In this case, since substantially no load or impact is exerted on iron oxide pellets in the reducing process by use of a rotary hearth furnace, prevention of the crushing and pulverization are prevented to a greater extent, and the yield of the reduced iron pellets is further improved accordingly.

FIG. 1 is a table showing the components contained in the iron ore and coal in Example 1;

FIG. 2 is a table showing the test results for the iron oxide pellets after drying in Example 1;

FIG. 3 is a table showing the test results for the iron oxide pellets after drying in Example 2;

FIG. 4 is a table showing the test results for the iron oxide pellets after drying in Example 4;

FIG. 5 is a table showing the components contained in the blast furnace dusts and converter dust in Example 5;

FIG. 6 is a table showing the test results for the iron oxide pellets after drying in Example 5.
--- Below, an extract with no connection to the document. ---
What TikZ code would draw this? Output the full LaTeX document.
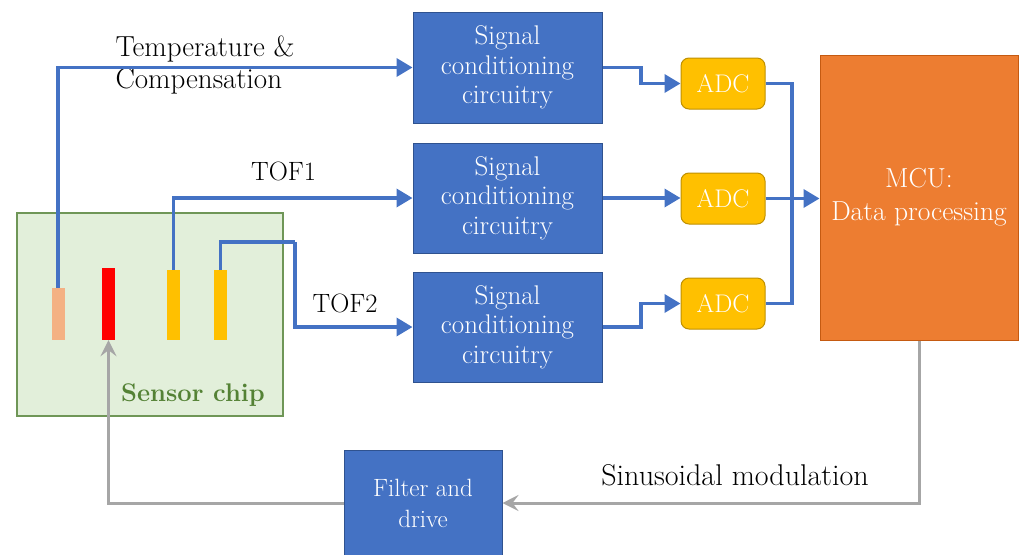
\documentclass[tikz,border=0pt]{standalone}
\usepackage{fontspec}
\usetikzlibrary{arrows.meta,calc}
\definecolor{sigblue}{HTML}{4472C4}
\definecolor{sigborder}{HTML}{2F528F}
\definecolor{adcfill}{HTML}{FFC000}
\definecolor{adcborder}{HTML}{BF9000}
\definecolor{mcufill}{HTML}{ED7D31}
\definecolor{mcuborder}{HTML}{C55A11}
\definecolor{chipfill}{HTML}{E2EFDA}
\definecolor{chipborder}{HTML}{6F9657}
\definecolor{chiptext}{HTML}{548235}
\definecolor{pinkbar}{HTML}{F4B183}
\definecolor{wiregray}{HTML}{A6A6A6}
\tikzset{
  sigbox/.style={draw=sigborder, fill=sigblue, line width=1pt, text=white, minimum width=189pt, minimum height=110pt, align=center, inner sep=0pt, font=\fontsize{27}{29.5}\selectfont},
  adcbox/.style={draw=adcborder, fill=adcfill, line width=1pt, rounded corners=8pt, text=white, minimum width=84pt, minimum height=51pt, inner sep=0pt, font=\fontsize{25.5}{29}\selectfont},
  bar/.style={minimum width=13pt, inner sep=0pt, draw=none},
  bwire/.style={draw=sigblue, line width=3.5pt},
  barrow/.style={bwire, -{Triangle[length=16pt,width=18pt]}},
  gwire/.style={draw=wiregray, line width=3pt},
  garrow/.style={gwire, -{Stealth[length=16pt,width=16pt,inset=6pt]}},
  lbl/.style={font=\fontsize{26.5}{32}\selectfont, align=left, inner sep=0pt}
}
\begin{document}
\begin{tikzpicture}[x=1pt,y=-1pt]
\useasboundingbox (0,0) rectangle (1019,554);
% sensor chip
\node[draw=chipborder, fill=chipfill, line width=1.2pt, minimum width=266pt, minimum height=203pt, inner sep=0pt] (chip) at (150,314.5) {};
\node[font=\bfseries\fontsize{25.5}{30}\selectfont, text=chiptext, inner sep=0pt] (chiplbl) at (193,395) {Sensor chip};
\node[bar, fill=pinkbar, minimum height=52pt] (pink) at (58,314) {};
\node[bar, fill=red, minimum height=72pt] (red) at (108.5,304) {};
\node[bar, fill=adcfill, minimum height=70pt] (ya) at (173.5,305) {};
\node[bar, fill=adcfill, minimum height=70pt] (yb) at (220.5,305) {};
% signal conditioning
\node[sigbox, minimum height=111pt] (s1) at (507.5,67.5) {Signal\\conditioning\\circuitry};
\node[sigbox] (s2) at (507.5,198) {Signal\\conditioning\\circuitry};
\node[sigbox] (s3) at (507.5,327) {Signal\\conditioning\\circuitry};
% ADCs
\node[adcbox] (a1) at (723,83.5) {ADC};
\node[adcbox] (a2) at (723,198.5) {ADC};
\node[adcbox] (a3) at (723,303.5) {ADC};
% MCU
\node[draw=mcuborder, fill=mcufill, line width=1pt, minimum width=198pt, minimum height=285pt, text=white, align=center, inner sep=0pt, font=\fontsize{27.5}{33}\selectfont] (mcu) at (919,197.5) {MCU:\\Data processing};
% filter
\node[sigbox, minimum width=158pt, minimum height=106pt, font=\fontsize{25}{31}\selectfont] (filt) at (423,503) {Filter and\\drive};
% labels
\node[lbl, font=\fontsize{29}{32}\selectfont] (tlbl) at (205,65) {Temperature \&\\Compensation};
\node[lbl] (tof1) at (283.5,171) {TOF1};
\node[lbl] (tof2) at (345,303) {TOF2};
\node[lbl, font=\fontsize{30}{32}\selectfont] (sinl) at (735,475) {Sinusoidal modulation};
% coordinates
\coordinate (c1) at (295,242);
\coordinate (m1) at (641,0);
\coordinate (m2) at (792,0);
% wires
\draw[barrow] (pink.north) |- (s1.west);
\draw[barrow] (ya.north) |- (s2.west);
\draw[bwire] (yb.north) |- (c1);
\draw[barrow] (c1) |- (s3.west);
\draw[barrow] (s1.east) -- (s1.east -| m1) -- (a1.west -| m1) -- (a1.west);
\draw[barrow] (s2.east) -- (a2.west |- s2.east);
\draw[barrow] (s3.east) -- (s3.east -| m1) -- (a3.west -| m1) -- (a3.west);
\draw[bwire] (a1.east) -- (a1.east -| m2) -- (a3.east -| m2) -- (a3.east);
\draw[barrow] (a2.east) -- (a2.east -| mcu.west);
\draw[garrow] (mcu.south) |- (filt.east);
\draw[garrow] (filt.west) -| (red.south);
\end{tikzpicture}
\end{document}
FIG. 7 is a graph showing the distribution of the drop test number as determined under actual operation conditions for the dry carbonaceous-material-containing iron oxide pellets according to the present invention as described in Example 3;

FIG. 8 is a graph showing the distribution of tumbler strength T150 index as determined under actual operation conditions for the dry carbonaceous-material-containing iron oxide pellets according to the present invention as described in Example 3;

FIG. 9 is a graph showing a relationship between the amount of bentonite and strength in Example 4; and

FIG. 10 is a chart showing the degree of metallization and the pulverization rate of the reduced iron pellets in Example 6.

Next will be described a method of producing iron oxide pellets according to a preferred embodiment of the present invention.
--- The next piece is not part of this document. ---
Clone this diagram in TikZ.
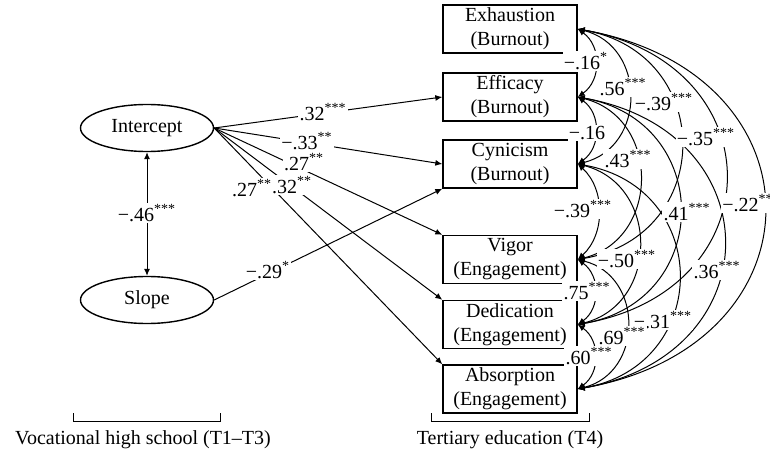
\documentclass[tikz,border=0pt]{standalone}
\usepackage{fontspec}
\setmainfont{Liberation Serif}
\usepackage{tikz}
\usetikzlibrary{arrows.meta, shapes.geometric}

\begin{document}
\begin{tikzpicture}
	[%
	x=0.5pt, y=-0.5pt,
	latent/.style  ={ellipse,	draw,	line width=0.7pt,	inner sep=0pt,	minimum width=66.5pt,	minimum height=23.5pt,	font=\fontsize{10}{12}\selectfont},%
	observed/.style={rectangle,	draw,	line width=0.7pt,	inner sep=0pt,	minimum width=67pt,	minimum height=24pt,	align=center,	font=\fontsize{10}{12}\selectfont},%
	coef/.style    ={fill=white,	inner sep=0.6pt,	font=\fontsize{10}{12}\selectfont},%
	regpath/.style ={line width=0.5pt,	-{Latex[length=3.5pt,width=3pt]}},%
	covarc/.style  ={line width=0.5pt,	{Latex[length=3.5pt,width=3pt]}-{Latex[length=3.5pt,width=3pt]}},%
	]

	\newcommand{\xlat}{147}
	\newcommand{\xobs}{510}

	\useasboundingbox (0,0) rectangle (770,454);

	% nodes
	\node (icpt)  at (\xlat,128) [latent] {Intercept};
	\node (slope) at (\xlat,300) [latent] {Slope};

	\foreach \n/\y/\t/\f in {exh/29/Exhaustion/Burnout, eff/97/Efficacy/Burnout, cyn/164/Cynicism/Burnout,%
		vig/259.5/Vigor/Engagement, ded/324.5/Dedication/Engagement, absn/389/Absorption/Engagement}%
		\node (\n) at (\xobs,\y) [observed] {\t\\(\f)};

	% interconnections
	% growth factors - outcomes
	\draw [covarc] (icpt) -- (slope);
	\draw [regpath] (icpt.east) -- (eff.west);
	\draw [regpath] (icpt.east) -- (cyn.west);
	\draw [regpath] (icpt.east) -- (vig.north west);
	\draw [regpath] (icpt.east) -- (ded.north west);
	\draw [regpath] (icpt.east) -- (absn.north west);
	\draw [regpath] (slope.east) -- (cyn.south west);

	% correlations between outcomes
	\foreach \a/\b/\ang/\loose in {exh/eff/55/1.1, eff/cyn/55/1.1, cyn/vig/48/1.0, vig/ded/55/1.1, ded/absn/55/1.1,%
		exh/cyn/76/1.35, eff/vig/76/1.35, cyn/ded/76/1.35, vig/absn/76/1.35,%
		exh/vig/80/1.56, eff/ded/80/1.56, cyn/absn/80/1.56,%
		exh/ded/80/1.74, eff/absn/80/1.74, exh/absn/80/1.8}%
		\draw [covarc] (\a.east) to [bend left=\ang, looseness=\loose] (\b.east);

	% coefficients
	\node (cIS)   at (147,213) [coef] {−.46\textsuperscript{***}};
	\node (cIEf)  at (323,112) [coef] {.32\textsuperscript{***}};
	\node (cICy)  at (307,141) [coef] {−.33\textsuperscript{**}};
	\node (cIVi)  at (304,162) [coef] {.27\textsuperscript{**}};
	\node (cIDe)  at (292,185) [coef] {.32\textsuperscript{**}};
	\node (cIAb)  at (252,188) [coef] {.27\textsuperscript{**}};
	\node (cSCy)  at (268,270) [coef] {−.29\textsuperscript{*}};

	\node (rExEf) at (586,61)  [coef] {−.16\textsuperscript{*}};
	\node (rExCy) at (623,87)  [coef] {.56\textsuperscript{***}};
	\node (rExVi) at (664,102) [coef] {−.39\textsuperscript{***}};
	\node (rExDe) at (706,137) [coef] {−.35\textsuperscript{***}};
	\node (rExAb) at (748,203) [coef] {−.22\textsuperscript{**}};
	\node (rEfCy) at (587,133) [coef] {−.16};
	\node (rEfVi) at (628,159) [coef] {.43\textsuperscript{***}};
	\node (rEfDe) at (687,212) [coef] {.41\textsuperscript{***}};
	\node (rEfAb) at (717,270) [coef] {.36\textsuperscript{***}};
	\node (rCyVi) at (583,209) [coef] {−.39\textsuperscript{***}};
	\node (rCyDe) at (627,259) [coef] {−.50\textsuperscript{***}};
	\node (rCyAb) at (663,320) [coef] {−.31\textsuperscript{***}};
	\node (rViDe) at (587,291) [coef] {.75\textsuperscript{***}};
	\node (rViAb) at (622,336) [coef] {.69\textsuperscript{***}};
	\node (rDeAb) at (589,356) [coef] {.60\textsuperscript{***}};

	% time frames
	\draw [line width=0.5pt] (73,413) |- (220,421) -- (220,413);
	\draw [line width=0.5pt] (431,413) |- (589,421) -- (589,413);
	\node (tvoc) at (143,440) [coef] {Vocational high school (T1–T3)};
	\node (tter) at (510,440) [coef] {Tertiary education (T4)};

\end{tikzpicture}
\end{document}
First, a raw material mixture according to the present preferred embodiment contains an iron oxide as the main component, a sufficient amount of a carbonaceous material for reducing the iron oxide, a sufficient amount of an organic binder for binding together the iron oxide and the carbonaceous material, and an inorganic coagulating agent in an amount of not less than 0.05 mass % and less than 1 mass %.

As the iron oxide serving as the main component of the raw material mixture, there may be used mill scale or powder of iron ore. Also, blast furnace dust, converter dust, dust from a sintering process, electric furnace dust, or mixtures thereof may be used as the same. Since these dusts contain carbonaceous components, addition of supplemental carbonaceous material is not required.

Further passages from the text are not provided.